WIP: Switch costs compound
Hierarchies add switch costs: changing the high-level goal mid-flow can momentarily freeze or confuse the lower levels. You lose your place, you stumble, you have to reorient. And if the top constraints are too tight, they can suppress useful bottom-up signals that would otherwise correct errors or suggest better routes.
So what can you do? Minimise high-level switches during execution. Decide the goal in advance and commit to it for the duration of the episode. If you need to change course, do it at a natural break between episodes, not mid-sequence. And balance top-down constraints with openness to bottom-up correction---rigid goals can blind you to better options that emerge along the way.
WIP: Subgoals reduce cognitive load
The hierarchy doesn't just coordinate physical movement; it coordinates thinking too. High-level reasoning goals bias which details you attend to and in what order they're bound. Breaking a complex task into subgoals lets you hold less in working memory at any one time, because the active subgoal defines what's relevant and the rest can stay in the background until needed.
So what can you do? Chunk complex plans into subgoals that can be executed sequentially with clear hand-offs. Each subgoal should be simple enough to hold in mind while executing, and the transition to the next should be obvious. This reduces the load on working memory and makes the whole sequence more robust to interruption.
WIP: Frame drives selection
The high-level goal acts as a frame that determines which lower-level routines are relevant. This framing isn't neutral---it highlights certain action possibilities and obscures others. Different high-level goals activate different configurations of the hierarchy, which means changing the goal changes what's available at the lower levels.
So what can you do? Recognise that the high-level constraint shapes what actions you can even consider. If you're stuck, the issue might not be execution---it might be that the current goal frame makes the solution invisible. Reframe the problem at the high level, and different lower-level routines become available.
WIP: Constraints cascade down
Higher levels generate predictions about what should happen at lower levels, and these predictions constrain which routines get activated. When the hierarchy is well-calibrated, the predictions are accurate and execution is smooth. When it's miscalibrated, you get prediction errors---the lower level tries to run a routine that doesn't fit the higher-level expectation.
So what can you do? Align the levels before execution. Make sure the high-level goal generates accurate predictions about what the mid and low levels can actually deliver.

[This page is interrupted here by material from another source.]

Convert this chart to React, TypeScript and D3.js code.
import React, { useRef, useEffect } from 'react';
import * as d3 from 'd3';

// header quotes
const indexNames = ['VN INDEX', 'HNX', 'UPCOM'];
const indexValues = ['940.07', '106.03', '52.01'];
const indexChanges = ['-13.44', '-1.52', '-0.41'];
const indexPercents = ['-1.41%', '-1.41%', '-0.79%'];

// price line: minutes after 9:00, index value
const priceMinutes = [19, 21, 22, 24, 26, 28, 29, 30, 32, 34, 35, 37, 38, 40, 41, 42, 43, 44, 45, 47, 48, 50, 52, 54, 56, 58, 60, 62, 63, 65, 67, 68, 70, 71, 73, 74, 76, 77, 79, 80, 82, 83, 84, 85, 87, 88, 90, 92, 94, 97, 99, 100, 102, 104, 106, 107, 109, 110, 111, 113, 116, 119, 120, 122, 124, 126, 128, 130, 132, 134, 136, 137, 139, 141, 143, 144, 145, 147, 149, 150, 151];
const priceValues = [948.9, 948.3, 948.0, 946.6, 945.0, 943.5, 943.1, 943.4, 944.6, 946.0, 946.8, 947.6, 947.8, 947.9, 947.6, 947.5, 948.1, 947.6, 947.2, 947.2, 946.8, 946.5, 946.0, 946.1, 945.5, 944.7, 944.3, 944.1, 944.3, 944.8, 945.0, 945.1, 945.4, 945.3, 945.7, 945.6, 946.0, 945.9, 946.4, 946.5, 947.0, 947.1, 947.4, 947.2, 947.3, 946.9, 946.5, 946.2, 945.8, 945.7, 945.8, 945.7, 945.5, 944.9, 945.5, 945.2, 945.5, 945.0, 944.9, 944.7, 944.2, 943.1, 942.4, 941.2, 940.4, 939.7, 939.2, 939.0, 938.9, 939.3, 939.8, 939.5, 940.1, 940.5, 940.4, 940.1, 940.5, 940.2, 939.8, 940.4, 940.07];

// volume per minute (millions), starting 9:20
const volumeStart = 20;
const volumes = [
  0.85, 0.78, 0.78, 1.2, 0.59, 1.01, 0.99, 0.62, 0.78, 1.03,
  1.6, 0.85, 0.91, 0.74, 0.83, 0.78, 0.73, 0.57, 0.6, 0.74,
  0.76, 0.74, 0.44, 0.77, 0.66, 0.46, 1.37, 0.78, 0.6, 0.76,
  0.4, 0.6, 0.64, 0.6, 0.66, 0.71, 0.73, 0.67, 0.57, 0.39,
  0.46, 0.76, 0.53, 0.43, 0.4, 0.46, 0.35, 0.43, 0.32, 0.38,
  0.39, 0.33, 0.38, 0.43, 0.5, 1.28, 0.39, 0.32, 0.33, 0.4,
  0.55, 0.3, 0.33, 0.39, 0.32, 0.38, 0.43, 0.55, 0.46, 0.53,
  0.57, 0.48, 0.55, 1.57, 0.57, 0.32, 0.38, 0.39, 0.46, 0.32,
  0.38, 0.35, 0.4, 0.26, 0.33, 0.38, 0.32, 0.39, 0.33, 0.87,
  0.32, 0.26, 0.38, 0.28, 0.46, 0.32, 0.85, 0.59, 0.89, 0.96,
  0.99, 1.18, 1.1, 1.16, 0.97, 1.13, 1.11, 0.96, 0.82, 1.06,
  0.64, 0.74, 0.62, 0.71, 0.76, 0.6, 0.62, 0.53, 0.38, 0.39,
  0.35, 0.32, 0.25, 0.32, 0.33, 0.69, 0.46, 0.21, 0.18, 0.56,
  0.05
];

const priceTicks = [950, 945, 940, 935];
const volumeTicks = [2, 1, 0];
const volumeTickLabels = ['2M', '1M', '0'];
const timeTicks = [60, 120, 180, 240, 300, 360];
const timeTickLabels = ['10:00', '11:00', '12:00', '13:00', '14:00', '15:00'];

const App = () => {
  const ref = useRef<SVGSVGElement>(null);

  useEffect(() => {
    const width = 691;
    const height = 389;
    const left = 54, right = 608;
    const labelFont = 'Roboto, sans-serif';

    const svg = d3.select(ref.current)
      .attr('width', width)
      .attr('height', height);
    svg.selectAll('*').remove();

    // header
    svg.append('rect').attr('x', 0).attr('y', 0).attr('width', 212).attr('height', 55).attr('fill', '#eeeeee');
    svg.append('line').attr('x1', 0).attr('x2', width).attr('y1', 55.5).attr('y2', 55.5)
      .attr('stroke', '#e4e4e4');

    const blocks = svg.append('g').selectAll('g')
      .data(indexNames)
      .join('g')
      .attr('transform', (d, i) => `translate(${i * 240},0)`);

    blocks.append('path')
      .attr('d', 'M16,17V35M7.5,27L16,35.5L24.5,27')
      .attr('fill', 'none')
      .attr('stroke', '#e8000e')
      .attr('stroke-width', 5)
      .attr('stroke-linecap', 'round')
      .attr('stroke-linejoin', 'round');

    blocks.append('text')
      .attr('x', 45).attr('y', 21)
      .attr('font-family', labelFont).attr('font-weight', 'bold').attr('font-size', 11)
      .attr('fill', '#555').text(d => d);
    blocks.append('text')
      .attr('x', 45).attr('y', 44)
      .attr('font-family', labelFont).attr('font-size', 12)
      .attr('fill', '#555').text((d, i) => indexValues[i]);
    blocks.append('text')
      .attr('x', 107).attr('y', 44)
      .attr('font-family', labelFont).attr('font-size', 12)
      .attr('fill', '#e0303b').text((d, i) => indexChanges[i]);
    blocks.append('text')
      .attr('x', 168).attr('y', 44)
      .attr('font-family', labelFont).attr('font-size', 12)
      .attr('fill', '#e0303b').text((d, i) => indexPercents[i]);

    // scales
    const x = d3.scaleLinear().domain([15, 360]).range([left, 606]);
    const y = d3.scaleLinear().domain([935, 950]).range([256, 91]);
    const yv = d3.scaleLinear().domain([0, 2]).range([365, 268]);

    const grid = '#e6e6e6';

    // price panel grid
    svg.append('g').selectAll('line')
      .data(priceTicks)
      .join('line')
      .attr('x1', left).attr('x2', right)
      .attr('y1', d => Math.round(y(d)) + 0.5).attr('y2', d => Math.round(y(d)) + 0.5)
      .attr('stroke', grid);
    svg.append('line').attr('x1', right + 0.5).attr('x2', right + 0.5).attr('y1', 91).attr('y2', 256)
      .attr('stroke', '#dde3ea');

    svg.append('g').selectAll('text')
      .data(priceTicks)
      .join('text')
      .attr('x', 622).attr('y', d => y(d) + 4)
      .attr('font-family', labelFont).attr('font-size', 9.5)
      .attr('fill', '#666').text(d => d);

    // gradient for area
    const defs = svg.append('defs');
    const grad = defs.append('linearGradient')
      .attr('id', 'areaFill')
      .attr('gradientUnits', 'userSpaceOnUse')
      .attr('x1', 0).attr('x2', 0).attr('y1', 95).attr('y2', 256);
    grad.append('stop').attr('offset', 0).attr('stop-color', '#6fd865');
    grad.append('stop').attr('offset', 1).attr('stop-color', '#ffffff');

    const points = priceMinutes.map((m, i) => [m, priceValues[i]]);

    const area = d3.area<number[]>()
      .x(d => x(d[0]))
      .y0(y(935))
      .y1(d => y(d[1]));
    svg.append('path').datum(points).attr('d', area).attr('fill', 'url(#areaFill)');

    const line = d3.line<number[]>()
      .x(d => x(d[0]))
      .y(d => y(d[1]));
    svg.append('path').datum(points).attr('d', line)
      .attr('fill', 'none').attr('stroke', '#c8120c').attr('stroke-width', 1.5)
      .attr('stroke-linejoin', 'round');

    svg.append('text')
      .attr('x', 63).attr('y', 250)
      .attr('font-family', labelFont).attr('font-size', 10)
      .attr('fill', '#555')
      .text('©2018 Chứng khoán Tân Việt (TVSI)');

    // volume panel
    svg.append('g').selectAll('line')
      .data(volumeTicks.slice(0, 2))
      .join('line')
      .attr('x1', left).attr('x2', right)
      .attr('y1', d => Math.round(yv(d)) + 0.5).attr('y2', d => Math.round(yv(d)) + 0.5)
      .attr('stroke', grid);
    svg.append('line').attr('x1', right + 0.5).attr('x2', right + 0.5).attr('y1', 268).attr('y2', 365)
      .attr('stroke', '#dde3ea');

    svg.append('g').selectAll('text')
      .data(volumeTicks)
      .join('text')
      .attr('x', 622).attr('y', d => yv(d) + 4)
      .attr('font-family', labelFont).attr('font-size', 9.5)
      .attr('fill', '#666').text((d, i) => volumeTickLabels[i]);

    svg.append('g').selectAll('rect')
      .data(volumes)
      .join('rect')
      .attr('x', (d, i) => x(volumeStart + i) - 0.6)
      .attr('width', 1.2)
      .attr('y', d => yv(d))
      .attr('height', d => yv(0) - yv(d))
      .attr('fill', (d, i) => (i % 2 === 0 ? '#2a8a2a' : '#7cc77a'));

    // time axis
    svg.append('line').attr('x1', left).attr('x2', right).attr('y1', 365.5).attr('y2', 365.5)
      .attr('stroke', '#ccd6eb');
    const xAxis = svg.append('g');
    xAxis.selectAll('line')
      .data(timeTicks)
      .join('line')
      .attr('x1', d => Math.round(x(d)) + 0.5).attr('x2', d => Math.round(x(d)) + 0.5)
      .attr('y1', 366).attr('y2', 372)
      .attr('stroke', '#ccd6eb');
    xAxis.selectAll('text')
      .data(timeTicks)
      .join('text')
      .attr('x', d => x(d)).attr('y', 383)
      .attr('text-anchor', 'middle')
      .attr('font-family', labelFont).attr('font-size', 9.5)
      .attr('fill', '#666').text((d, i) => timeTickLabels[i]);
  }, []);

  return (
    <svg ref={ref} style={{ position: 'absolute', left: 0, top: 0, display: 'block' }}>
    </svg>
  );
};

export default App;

And when you're learning a new skill, expect miscalibration at first---the high level doesn't yet know what the low level can do, so the predictions will be off until practice brings them into sync.
WIP: Layers coordinate, not compete
The hierarchy is cooperative, not competitive. Each layer does what it's good at: the high level maintains the goal and adjusts constraints, the mid level sequences subgoals and manages hand-offs, the low level executes primitives. When the layers work together, behaviour is flexible and robust. When they compete, you get conflict---the high level tries to micromanage, or the low level resists constraints.
So what can you do? Trust the layers to do their jobs. Don't override low-level execution from the top unless there's a clear error. And don't let low-level habits override high-level goals without checking whether the goal still applies. The hierarchy works when each layer respects what the others contribute.
WIP: Top-down and bottom-up must converge
Hierarchical control involves both top-down signals (goals, predictions, constraints) and bottom-up signals (sensory input, execution feedback, errors). The system works when these converge: the top-down goal matches what the bottom-up signals support, and bottom-up feedback updates top-down predictions. When they diverge, you get conflict or confusion.
So what can you do? Design contexts where top-down and bottom-up align. Set goals that match what the environment and your skills support. And stay open to bottom-up feedback---if execution keeps failing, that's a signal to revise the high-level plan, not to double down on willpower.